TCCWNA applies to a “consumer contract, warranty, notice or sign,” and defines “consumer” as “any individual who buys, leases, borrows, or bails any money, property or service which is primarily for personal, family or household purposes.” N.J.S.A. 56:12-15. That definition has two important limitations. First, it applies only to agreements with or notices to “individuals,” meaning people rather than businesses. See Shelton v. Restaurant.com, Inc., 214 N.J. 419, 429 (2013). Second, it applies only to agreements for or notices regarding “buy[ing], leas[ing], borrow[ing], or bail[ing] any money, property or service which is primarily for personal, family or household purposes,” which further limits the scope of the statute based on the nature and purpose of the transaction. However, this definition has yet to be widely litigated, and it is fair to assume that plaintiffs will try to stretch it well beyond its intended scope. 

What Language Is Being Targeted?

Although many kinds of customer-facing documents could be challenged under TCCWNA, entrepreneurial class action lawyers from outside of New Jersey are scouring the internet for terms and conditions, terms of use, privacy policies, and any other readily available documents that arguably implicate TCCWNA. New cases are being filed or threatened every day.
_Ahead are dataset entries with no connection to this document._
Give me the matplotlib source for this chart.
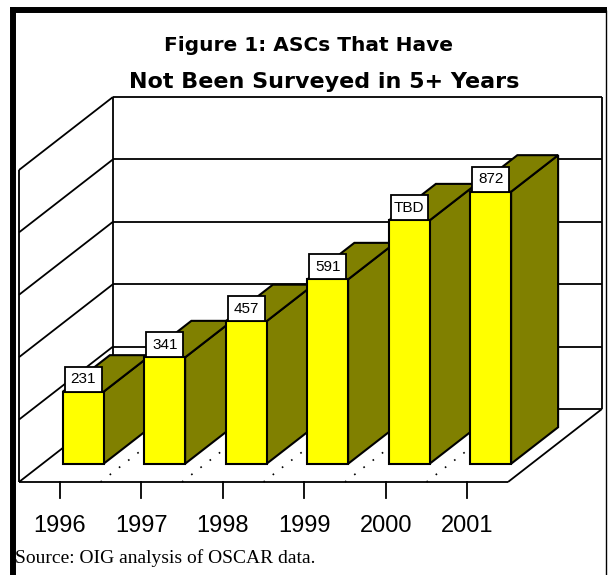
import matplotlib.pyplot as plt
from matplotlib.lines import Line2D
from matplotlib.patches import Polygon, Rectangle

# data
years = ['1996', '1997', '1998', '1999', '2000', '2001']
counts = [231, 341, 457, 591, 780, 872]
bar_labels = ['231', '341', '457', '591', 'TBD', '872']
grid_values = [0, 200, 400, 600, 800, 1000]

W, H = 608, 575
SLOT_PX = 81.5      # pixels per category slot
UNIT_PX = 0.312     # pixels per count
X0_PX, Y0_PX = 19, 482   # front-left floor corner
DX, DY = 1.153, 234      # full depth offset (slots, counts)
D0, D1 = 0.25, 0.75      # bar depth span
BAR_W = 0.5

YELLOW = '#ffff00'
OLIVE = '#808000'

fig = plt.figure(figsize=(W / 100, H / 100), dpi=100)
ax = fig.add_axes([0, 0, 1, 1])
ax.set_xlim(-X0_PX / SLOT_PX, (W - X0_PX) / SLOT_PX)
ax.set_ylim((Y0_PX - H) / UNIT_PX, Y0_PX / UNIT_PX)
ax.axis('off')

n = len(years)
top = grid_values[-1]
wall = dict(color='black', lw=1.3, zorder=1, solid_capstyle='butt')

# back wall and left wall gridlines
for v in grid_values:
    ax.plot([DX, n + DX], [v + DY, v + DY], **wall)
    ax.plot([0, DX], [v, v + DY], **wall)
ax.plot([DX, DX], [DY, top + DY], **wall)
ax.plot([n + DX, n + DX], [DY, top + DY], **wall)
ax.plot([0, 0], [0, top], **wall)

# floor
ax.plot([0, n], [0, 0], **wall)
ax.plot([n, n + DX], [0, DY], **wall)
for k in range(1, n):
    ax.plot([k, k + DX], [0, DY], color='black', lw=1.2,
            linestyle=(0, (1, 6)), zorder=1)

# ticks and year labels
for i, yr in enumerate(years):
    ax.plot([i + 0.5, i + 0.5], [0, -52], color='black', lw=1.3, zorder=1)
    ax.text(i + 0.5, -161, yr, ha='center', va='baseline',
            fontsize=17, family='Liberation Sans')

# 3d bars, drawn left to right so each front face covers the previous side
for i, (v, lab) in enumerate(zip(counts, bar_labels)):
    xl = i + 0.5 - BAR_W / 2 + D0 * DX
    xr = xl + BAR_W
    y0 = D0 * DY
    ddx, ddy = (D1 - D0) * DX, (D1 - D0) * DY
    z = 3 + i
    side = Polygon([(xr, y0), (xr + ddx, y0 + ddy), (xr + ddx, y0 + ddy + v), (xr, y0 + v)],
                   closed=True, facecolor=OLIVE, edgecolor='black', lw=1.5, zorder=z)
    cap = Polygon([(xl, y0 + v), (xl + ddx, y0 + v + ddy), (xr + ddx, y0 + v + ddy), (xr, y0 + v)],
                  closed=True, facecolor=OLIVE, edgecolor='black', lw=1.5, zorder=z)
    front = Rectangle((xl, y0), BAR_W, v, facecolor=YELLOW, edgecolor='black',
                      lw=1.5, zorder=z + 0.1)
    for p in (side, cap, front):
        ax.add_patch(p)
    cx = xl + BAR_W / 2
    ax.add_patch(Rectangle((cx - 0.225, y0 + v), 0.45, 80, facecolor='white',
                           edgecolor='black', lw=1.3, zorder=z + 0.2))
    ax.text(cx, y0 + v + 40, lab, ha='center', va='center', fontsize=11,
            family='Liberation Sans', zorder=z + 0.3)

# titles and source
fig.text(309 / W, 1 - 51 / H, 'Figure 1: ASCs That Have', ha='center', va='baseline',
         fontsize=14.5, fontweight='bold', family='DejaVu Sans')
fig.text(324 / W, 1 - 88 / H, 'Not Been Surveyed in 5+ Years', ha='center', va='baseline',
         fontsize=16, fontweight='bold', family='DejaVu Sans')
fig.text(15 / W, 1 - 563 / H, 'Source: OIG analysis of OSCAR data.', ha='left',
         va='baseline', fontsize=14, family='Liberation Serif')

# outer frame
fig.add_artist(Line2D([10 / W, 607 / W], [1 - 10 / H, 1 - 10 / H], color='black',
                      lw=4.3, solid_capstyle='butt', transform=fig.transFigure))
fig.add_artist(Line2D([13 / W, 13 / W], [1 - 7 / H, 0], color='black',
                      lw=4.3, solid_capstyle='butt', transform=fig.transFigure))
fig.add_artist(Line2D([606 / W, 606 / W], [1 - 10 / H, 0], color='black',
                      lw=1.0, solid_capstyle='butt', transform=fig.transFigure))

fig.savefig('out.png', dpi=100)
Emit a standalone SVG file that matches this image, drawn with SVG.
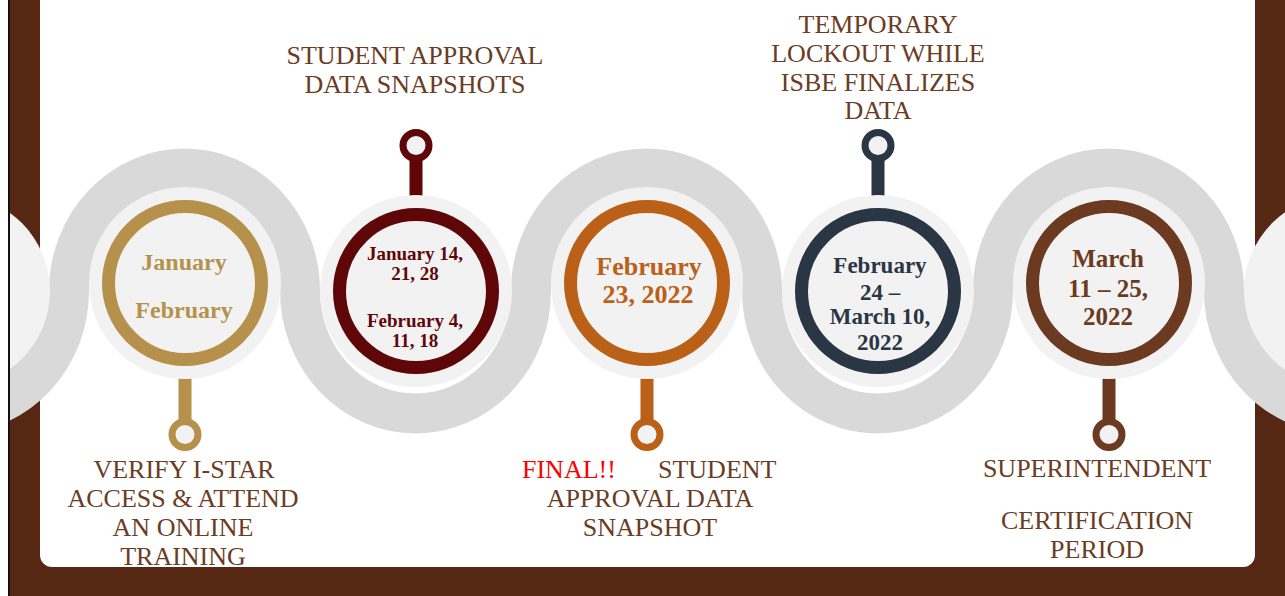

Knowing what kind of language they are targeting can help you avoid becoming a target yourself. 

Savings Clauses and Severability Provisions

Plaintiffs have challenged common formulations of severability provisions and savings clauses such as “unless prohibited by law,” “to the extent allowed by law,” and “except as required by law,” arguing that they “state” that a provision “may be void, unenforceable or inapplicable in some jurisdictions,” which would then trigger a duty to “specify which provisions are or not void, unenforceable or inapplicable within the State of New Jersey.” The better reading of such clauses is that they do not in and of themselves “state” anything about any “jurisdictions.” Although a number of courts have held just that, the law is not yet settled and complaints continue to be filed every day.  To the extent possible, drafters should consider avoiding such language, especially variants that come close to having “jurisdictional” triggers.

Limiting Liabilities or Remedies

Because Section 15 does not explain what it means to be “clearly established,” class action plaintiffs have been creative in conjuring “rights” or “responsibilities” that they claim have been “violated.” Their main target to date has been provisions that limit a defendant’s liability or a plaintiff’s remedies. For example, they have challenged provisions that:

  • Prohibit consumers from asserting claims arising from the use of an allegedly dangerous product, which they have alleged violates rights established by the New Jersey Products Liability Act, N.J.S.A. 2A:58C-1 et seq., the New Jersey Uniform Commercial Code, N.J.S.A. 12A:1-101 et seq., and common law duties;
     
  • Require consumers to indemnify businesses for damages caused by the businesses’ own negligence, which they have alleged violates a right established by New Jersey common law;
     
  • Prohibit consumers from recovering punitive damages, which they have alleged violates a right established by the New Jersey Punitive Damages Act, N.J.S.A. 2A:15-5.9 et seq.;
     
  • Prohibit consumers from recovering attorneys’ fees or require consumers to split costs, which they have alleged violates rights established by statutes that permit prevailing plaintiffs to recover fees and costs, see, e.g., New Jersey’s Consumer Fraud Act, N.J.S.A. § 56:8–19; TCCWNA N.J.S.A. § 56:12-17;    
     
  • Require consumers to assert claims within a certain period of time, which they have alleged violates rights established by the applicable statute of limitations, see N.J.S.A. 2A:14-1 (six-year limitations period for consumer protection claims); N.J.S.A. 12A:2-725 (four-year limitations period for contract claims);    
     
  • Prohibit consumers from asserting claims arising from data breaches by third parties, which they have alleged violates a “responsibility” that they try to cobble together from the New Jersey Identity Theft Prevention Act, N.J.S.A. 56:8-163, and various guidelines and suggestions offered by the FTC and FCC.   

What Should Businesses Do?

The theories of liability described above are flawed for a number of reasons, not the least of which being that they try to conjure “rights” and “responsibilities” that are not “clearly established,” and that they confuse provisions that waive rights with provisions that “violate” them.  But, as in many “gotcha” class actions, TCCWNA cases rarely challenge practices that are critical to businesses or customers. Although that is part of what makes defending them so frustrating, it also means that the likelihood of having to defend them can be mitigated by making mostly modest modifications to terms and conditions, terms of use, privacy policies, and other customer-facing documents. The time to review and revise those documents is now.